Travellers looking to escape from the relentlessness of the
concrete jungle for a few hours would do well to venture to Tarkwa
Bay, one of the many beaches accessible by a short boat ride from
the Marina (referred to locally as CMS). There you can rent a chair
from one of the many beach huts, sip on fresh coconuts and tuck
into grilled fish, or – if the mood takes you – do a spot of
surfing. I’m rather glad that by this point I’ve moved on to the
sleek K Tavern, a small, 11-room boutique hotel with modern
interiors and tech-enabled fittings, as it proves the ideal spot to
freshen up after an afternoon spent clambering in and out of the
banana boats that make the trip to and from the beach.



By far the highlight of my trip is Sunday Jump at the New Afrika
Shrine in Ikeja, a cavernous music hall constructed in homage to
Nigeria’s most famous musical export, one Fela Anikulapo Kuti.
Though the air is thick and smoky with the smell of “Indian hemp”

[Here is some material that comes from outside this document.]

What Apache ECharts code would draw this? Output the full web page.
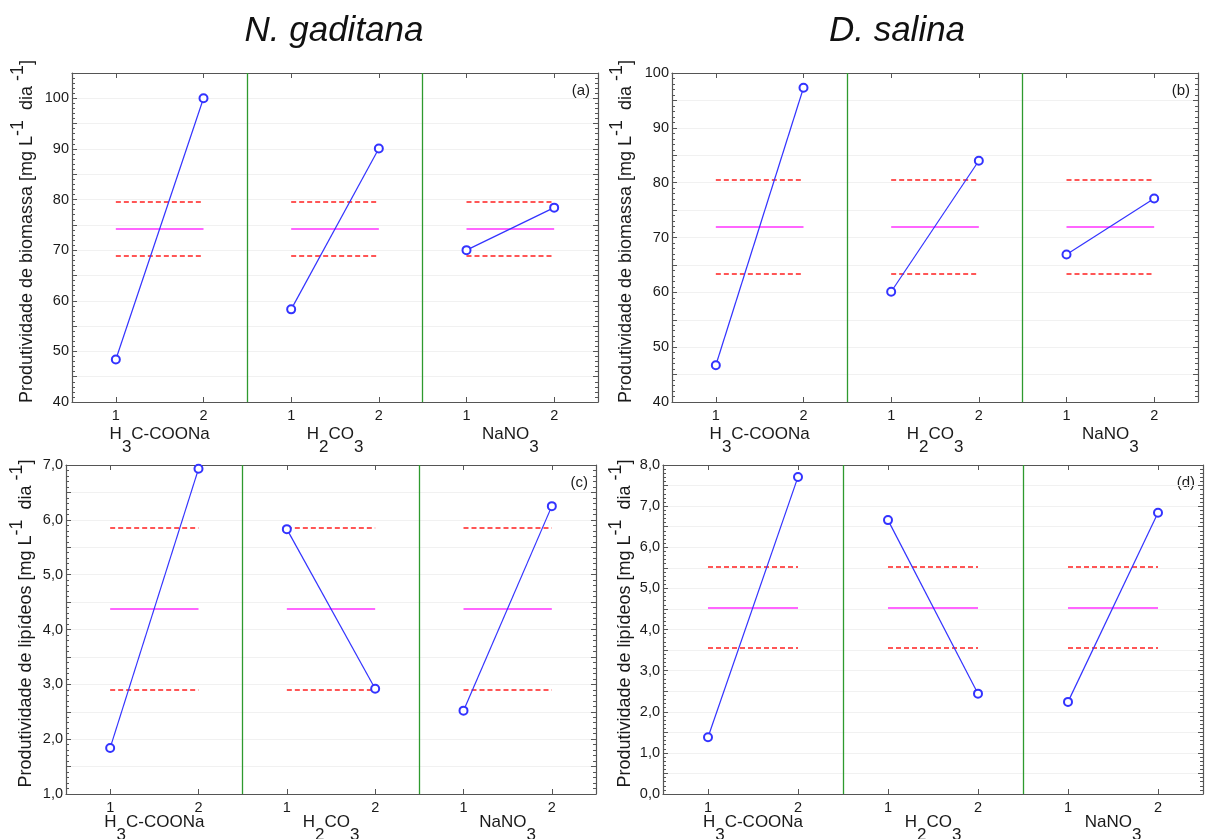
<!DOCTYPE html>
<html>
<head>
<meta charset="utf-8">
<script src="https://cdn.jsdelivr.net/npm/echarts@6/dist/echarts.min.js"></script>
<style>
html, body { margin: 0; background: #fff; }
#main { width: 1206px; height: 839px; }
</style>
</head>
<body>
<div id="main"></div>
<script>
// niveis e fatores
var levels = ['1', '2'];
var factors = ['H3C-COONa', 'H2CO3', 'NaNO3'];
var factorRich = ['{m|H}{s|3}{m|C-COONa}', '{m|H}{s|2}{m|CO}{s|3}', '{m|NaNO}{s|3}'];

// medias nos niveis 1 e 2 de cada fator
var biomassaNG = [[48.4, 100.0], [58.3, 90.1], [70.0, 78.4]];
var biomassaDS = [[46.7, 97.3], [60.1, 84.0], [66.9, 77.1]];
var lipideosNG = [[1.84, 6.93], [5.83, 2.92], [2.52, 6.25]];
var lipideosDS = [[1.38, 7.71], [6.66, 2.44], [2.24, 6.84]];

// limite inferior, media geral, limite superior
var refBiomassaNG = [68.9, 74.2, 79.5];
var refBiomassaDS = [63.3, 72.0, 80.6];
var refLipideosNG = [2.90, 4.38, 5.86];
var refLipideosDS = [3.56, 4.54, 5.52];

// eixos y: min, max, passo
var yMin = [40, 40, 1, 0];
var yMax = [105, 100, 7, 8];
var yStep = [5, 5, 0.5, 0.5];
var yLabelStep = [10, 10, 1, 1];

var panelLetters = ['(a)', '(b)', '(c)', '(d)'];
var yNames = [
  '{m|Produtividade de biomassa [mg L}{p|-1}{m|  dia }{p|-1}{m|]}',
  '{m|Produtividade de biomassa [mg L}{p|-1}{m|  dia }{p|-1}{m|]}',
  '{m|Produtividade de lipídeos [mg L}{p|-1}{m|  dia }{p|-1}{m|]}',
  '{m|Produtividade de lipídeos [mg L}{p|-1}{m|  dia }{p|-1}{m|]}'
];

var panelValues = [biomassaNG, biomassaDS, lipideosNG, lipideosDS];
var panelRefs = [refBiomassaNG, refBiomassaDS, refLipideosNG, refLipideosDS];

var grids = [
  {left: 72, top: 73, width: 526, height: 329, outerBoundsMode: 'none'},
  {left: 672, top: 73, width: 526, height: 329, outerBoundsMode: 'none'},
  {left: 66, top: 465, width: 530, height: 329, outerBoundsMode: 'none'},
  {left: 663, top: 465, width: 540, height: 329, outerBoundsMode: 'none'}
];
var nameGaps = [36, 37, 31, 29];
var factorOffsets = [19, 19, 15, 15];

var FONT = '"Liberation Sans", Arial, sans-serif';
var AXIS_COLOR = '#555';
var TXT = '#1a1a1a';
var BLUE = '#3333ff';
var MAGENTA = '#ff33ff';
var RED = '#ff1f1f';
var GREEN = '#2e9a2e';

var tickPos = [1, 2, 3, 4, 5, 6];

var xAxes = [];
var yAxes = [];
var series = [];
var graphics = [];

for (var p = 0; p < 4; p++) {
  (function (p) {
    var lblStep = yLabelStep[p];
    // eixo x inferior (niveis)
    xAxes.push({
      type: 'value', gridIndex: p, position: 'bottom',
      min: 0.5, max: 6.5,
      axisLine: {show: true, onZero: false, lineStyle: {color: AXIS_COLOR, width: 1.2}},
      axisTick: {show: true, inside: true, length: 5, customValues: tickPos, lineStyle: {color: AXIS_COLOR}},
      axisLabel: {
        show: true, customValues: tickPos, margin: 6,
        fontFamily: FONT, fontSize: 14.5, color: TXT,
        formatter: function (v) { return levels[(Math.round(v) - 1) % 2]; }
      },
      splitLine: {show: false}
    });
    // eixo x superior (moldura)
    xAxes.push({
      type: 'value', gridIndex: p, position: 'top',
      min: 0.5, max: 6.5,
      axisLine: {show: true, onZero: false, lineStyle: {color: AXIS_COLOR, width: 1.2}},
      axisTick: {show: true, inside: true, length: 5, customValues: tickPos, lineStyle: {color: AXIS_COLOR}},
      axisLabel: {show: false},
      splitLine: {show: false}
    });
    // nomes dos fatores (com subscrito)
    xAxes.push({
      type: 'value', gridIndex: p, position: 'bottom', offset: factorOffsets[p],
      min: 0.5, max: 6.5,
      axisLine: {show: false}, axisTick: {show: false}, splitLine: {show: false},
      axisLabel: {
        show: true, customValues: [1.5, 3.5, 5.5], margin: 5,
        fontFamily: FONT, fontSize: 17, color: TXT,
        formatter: function (v) { return factorRich[Math.round((v - 1.5) / 2)]; },
        rich: {
          m: {fontFamily: FONT, fontSize: 17, color: TXT, lineHeight: 30, verticalAlign: 'top'},
          s: {fontFamily: FONT, fontSize: 17, color: TXT, verticalAlign: 'bottom'}
        }
      }
    });

    yAxes.push({
      type: 'value', gridIndex: p, position: 'left',
      min: yMin[p], max: yMax[p], interval: yStep[p],
      name: yNames[p], nameLocation: 'middle', nameRotate: 90, nameGap: nameGaps[p],
      nameTextStyle: {
        padding: [0, 0, 0, 12],
        rich: {
          m: {fontFamily: FONT, fontSize: 18, color: TXT, lineHeight: 27, verticalAlign: 'bottom'},
          p: {fontFamily: FONT, fontSize: 18, color: TXT, verticalAlign: 'top'}
        }
      },
      axisLine: {show: true, onZero: false, lineStyle: {color: AXIS_COLOR, width: 1.2}},
      axisTick: {show: true, inside: true, length: 5, lineStyle: {color: AXIS_COLOR}},
      minorTick: {show: true, splitNumber: 5, length: 3, lineStyle: {color: AXIS_COLOR}},
      axisLabel: {
        margin: 3, fontFamily: FONT, fontSize: 14.5, color: TXT,
        formatter: function (v) {
          var r = v / lblStep;
          if (Math.abs(r - Math.round(r)) > 1e-6) return '';
          return lblStep < 5 ? v.toFixed(1).replace('.', ',') : String(v);
        }
      },
      splitLine: {show: true, lineStyle: {color: '#f1f1f1', width: 1}}
    });
    yAxes.push({
      type: 'value', gridIndex: p, position: 'right',
      min: yMin[p], max: yMax[p], interval: yStep[p],
      axisLine: {show: true, onZero: false, lineStyle: {color: AXIS_COLOR, width: 1.2}},
      axisTick: {show: true, inside: true, length: 5, lineStyle: {color: AXIS_COLOR}},
      minorTick: {show: true, splitNumber: 5, length: 3, lineStyle: {color: AXIS_COLOR}},
      axisLabel: {show: false},
      splitLine: {show: false}
    });

    var vals = panelValues[p];
    var ref = panelRefs[p];
    for (var s = 0; s < factors.length; s++) {
      var item = {
        type: 'line', name: factors[s],
        xAxisIndex: p * 3, yAxisIndex: p * 2,
        data: [[s * 2 + 1, vals[s][0]], [s * 2 + 2, vals[s][1]]],
        symbol: 'emptyCircle', symbolSize: 8,
        lineStyle: {color: BLUE, width: 1.2},
        itemStyle: {color: BLUE, borderColor: BLUE, borderWidth: 1.2},
        z: 5, silent: true
      };
      var ml = [];
      var a = s * 2 + 1, b = s * 2 + 2;
      ml.push([{coord: [a, ref[0]], lineStyle: {color: RED, type: [5, 3], width: 1.6}}, {coord: [b, ref[0]]}]);
      ml.push([{coord: [a, ref[1]], lineStyle: {color: MAGENTA, type: 'solid', width: 1.5}}, {coord: [b, ref[1]]}]);
      ml.push([{coord: [a, ref[2]], lineStyle: {color: RED, type: [5, 3], width: 1.6}}, {coord: [b, ref[2]]}]);
      if (s < 2) {
        ml.push({xAxis: s * 2 + 2.5, lineStyle: {color: GREEN, type: 'solid', width: 1.3}});
      }
      item.markLine = {silent: true, symbol: ['none', 'none'], label: {show: false}, data: ml, animation: false};
      series.push(item);
    }

    var g = grids[p];
    graphics.push({
      type: 'text', x: g.left + g.width - 8, y: g.top + 10,
      style: {text: panelLetters[p], font: '15px ' + FONT, fill: TXT, align: 'right', verticalAlign: 'top'}
    });
  })(p);
}

graphics.push({
  type: 'text', x: 334, y: 14,
  style: {text: 'N. gaditana', font: 'italic 35px ' + FONT, fill: '#111', align: 'center', verticalAlign: 'top'}
});
graphics.push({
  type: 'text', x: 897, y: 14,
  style: {text: 'D. salina', font: 'italic 35px ' + FONT, fill: '#111', align: 'center', verticalAlign: 'top'}
});

var myChart = echarts.init(document.getElementById('main'));
var option = {
  backgroundColor: '#fff',
  animation: false,
  grid: grids,
  xAxis: xAxes,
  yAxis: yAxes,
  series: series,
  graphic: graphics
};
myChart.setOption(option, true);
</script>
</body>
</html>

when I arrive, the atmosphere is buoyant. Waitresses take drink
orders while hawkers circulate selling suya, a spicy beef snack you
must try at least once during your trip.

All of this is a preamble to the main event of the night – Femi
Kuti and his band the Positive Force, who perform at the venue most
Sundays. Accompanied by a line of female dancers in beaded outfits
gyrating energetically, covered in sweat but beaming throughout,
they play a mixture of Fela’s greatest hits and Femi’s own music,
and as the night wears on, gradually the audience gravitate from
their seats to the floor in front of the stage, joining the
on-stage dancers in their exertions. Several hours later I bounce
home, euphoric, the city’s energy pulsing under my skin like an
electric charge, or a bolt of lightning, or a flame.